Focussing on the personal ratehr than the political, The Iron Lady gives a somewhat unbalanced view.
Told through flashbacks as a dementia-suffering Thatcher shuffles about her home, talking to her deceased husband Denis (Jim Broadbent) amid confusion she is still prime minister, we get a potted history of the moments that shaped the young Margaret Roberts – the motivations that fuelled one of this country’s most divisive figures, the patriarchal society she bested, and the sacrifices she made as her family took a backseat to her political ambition.
But Abi Morgan’s script shows us too little of the political world, or indeed the world at large. Archive footage shows the poll tax riots, one sequence shows protesters calling her “a monster”, and there are those manoeuvring within her party to see her ousted, but there’s too little of her government’s impact on the public or of the political steps that got her to power in the first place.
Streep’s performance anchors the film, capturing Thatcher’s traits without mere mimicry, revealing the person behind ‘the monster’. Thatcher explains to her physician at one point she’s interested “in thoughts, not feelings”, and it’s a shame Phyllida Lloyd’s film has too much of the latter and not enough of the former.

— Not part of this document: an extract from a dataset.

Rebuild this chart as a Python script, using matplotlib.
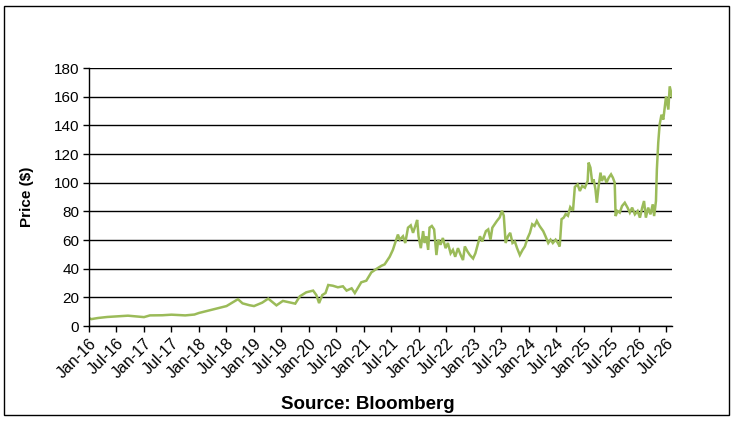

Good for: Streep’s performance and seeing the woman behind the public portrayal
Starring: Meryl Streep, Jim Broadbent, Anthony Head | 12A | 105mins
***
Review by Alasdair Morton
Also out this week…
Goon
Starring: Seann William Scott, Jay Baruchel, Alison Pill | 15 | 93mins
Scott stars in this comedy as a nice-but-dim bouncer whose way with his fists makes him an unlikely ice hockey hero. Goon adheres to sports movie cliches (underdog suffers setbacks then prevails) and Scott’s romance with Pill’s groupie never sparks, but its foul-mouthed, bloody and bruised spirit keeps it swinging through to the end.